There are other issues for us to consider when we are building indices in practical apps, many of which we consider in the context of particular implementations (see, for example, Exercises 12.54 and 12.81). As we shall see in , there are also many ways that we can take particular advantage of the properties of string keys to speed up our algorithms. More sophisticated methods for string search and for providing indices with useful capabilities for string keys will be primary topics in Part 6.

Exercises

12.50 Give an ADT interface similar to Program 9.11 for building a symbol table using indices into a client array that supports the search and select operations.
Provide an implementation of your interface from Exercise 12.50 that uses class Sort (see Program 6.3)-so that you can use any sort implementation-and binary search.
Write a driver program that tests your interface from Exercise 12.50 and the performance of your implementation from Exercise 12.51.

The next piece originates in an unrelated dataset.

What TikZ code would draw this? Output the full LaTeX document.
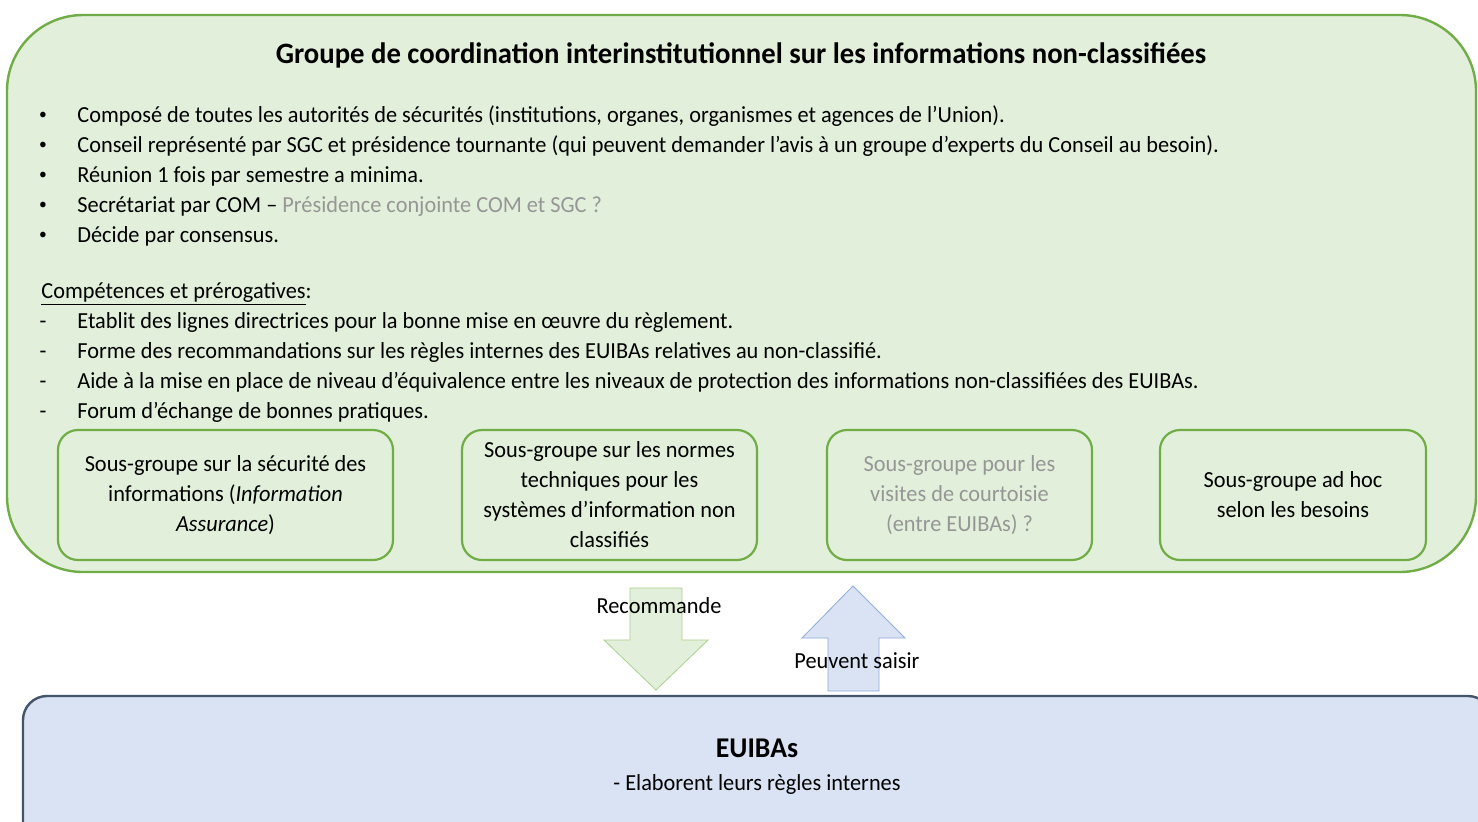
\documentclass[tikz,border=0pt]{standalone}
\usepackage{fontspec}
\setmainfont{Carlito}[FakeStretch=0.97]
\usetikzlibrary{positioning}
\definecolor{vertclair}{RGB}{226,239,218}
\definecolor{vertbord}{RGB}{112,173,71}
\definecolor{vertfleche}{RGB}{169,209,142}
\definecolor{bleuclair}{RGB}{218,227,243}
\definecolor{bleubord}{RGB}{68,84,106}
\definecolor{bleufleche}{RGB}{143,170,220}
\definecolor{gristxt}{RGB}{150,150,150}
\tikzset{ligne/.style={anchor=base west, inner sep=0pt, font=\fontsize{11.5}{15}\selectfont},
  puce/.style={anchor=base, inner sep=0pt, font=\fontsize{11.5}{15}\selectfont},
  sousgroupe/.style={draw=vertbord, line width=1.1pt, fill=vertclair, rounded corners=10pt, minimum height=65pt, align=center, font=\fontsize{11.5}{15}\selectfont},
  etiquette/.style={inner sep=1pt, font=\fontsize{11.5}{15}\selectfont}}

\begin{document}
\begin{tikzpicture}[x=0.5pt, y=-0.5pt]
    \clip (0,0) rectangle (1478,821);
    \fill[white] (0,0) rectangle (1478,821);
    % groupe de coordination
    \draw[vertbord, fill=vertclair, line width=1.2pt, rounded corners=38pt] (7,15) rectangle (1476,572);
    \node[font=\fontsize{14.8}{17}\selectfont\bfseries] (titre) at (741,55) {Groupe de coordination interinstitutionnel sur les informations non-classifiées};
    \foreach \t [count=\i] in {{Composé de toutes les autorités de sécurités (institutions, organes, organismes et agences de l’Union).},
        {Conseil représenté par SGC et présidence tournante (qui peuvent demander l’avis à un groupe d’experts du Conseil au besoin).},
        {Réunion 1 fois par semestre a minima.},
        {Secrétariat par COM -- \textcolor{gristxt}{Présidence conjointe COM et SGC ?}},
        {Décide par consensus.}} {
        \node[puce] (p\i) at (43,92+30*\i) {\fontsize{8}{10}\selectfont\raisebox{1.5pt}{\textbullet}};
        \node[ligne] (b\i) at (77,92+30*\i) {\t};
    }
    \node[ligne] (comp) at (41,298) {\underline{Compétences et prérogatives}:};
    \foreach \t [count=\i] in {{Etablit des lignes directrices pour la bonne mise en œuvre du règlement.},
        {Forme des recommandations sur les règles internes des EUIBAs relatives au non-classifié.},
        {Aide à la mise en place de niveau d’équivalence entre les niveaux de protection des informations non-classifiées des EUIBAs.},
        {Forum d’échange de bonnes pratiques.}} {
        \node[puce] (t\i) at (43,298+30*\i) {-};
        \node[ligne] (c\i) at (77,298+30*\i) {\t};
    }
    % sous-groupes
    \node[sousgroupe, minimum width=167.5pt] (sg1) at (225.5,495) {Sous-groupe sur la sécurité des\\informations (\textit{Information}\\\textit{Assurance})};
    \node[sousgroupe, minimum width=147.5pt] (sg2) at (609.5,495) {Sous-groupe sur les normes\\techniques pour les\\systèmes d’information non\\classifiés};
    \node[sousgroupe, minimum width=132.5pt, text=gristxt] (sg3) at (959.5,495) {Sous-groupe pour les\\visites de courtoisie\\(entre EUIBAs) ?};
    \node[sousgroupe, minimum width=133pt] (sg4) at (1293,495) {Sous-groupe ad hoc\\selon les besoins};
    % EUIBAs
    \draw[bleubord, fill=bleuclair, line width=1.2pt, rounded corners=12pt] (23,696) rectangle (1492,860);
    \node[font=\fontsize{14.3}{17}\selectfont\bfseries] (eu) at (757,748) {EUIBAs};
    \node[etiquette, below=4pt of eu] (regles) {- Elaborent leurs règles internes};
    % fleches
    \draw[vertfleche, fill=vertclair] (630,588) -- (682,588) -- (682,640) -- (708,640) -- (656,690) -- (604,640) -- (630,640) -- cycle;
    \draw[bleufleche, fill=bleuclair] (828,691) -- (879,691) -- (879,638) -- (905,638) -- (853,586) -- (802,638) -- (828,638) -- cycle;
    \node[etiquette] (recom) at (659,606) {Recommande};
    \node[etiquette] (saisir) at (857,661) {Peuvent saisir};
\end{tikzpicture}
\end{document}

Give the index array that is constructed by Program 12.13 for the text string abracadabra, and then the the index values that are returned by Program 12.14 for the query strings cad, abra and a.
Modify the ADT interface of Program 12.11 such that search returns an array with all the text indices that match the query, and modify Program 12.14 to implement your interface.
Give an example of a text string where the number of character comparisons for the index-construction part of Program 12.12 is quadratic in the length of the string.
Modify our string index implementation (Program 12.12) to use only the keys that start on word boundaries to build the index (see Screenshot). (For Moby Dick, this change cuts the size of the index by more than a factor of five.)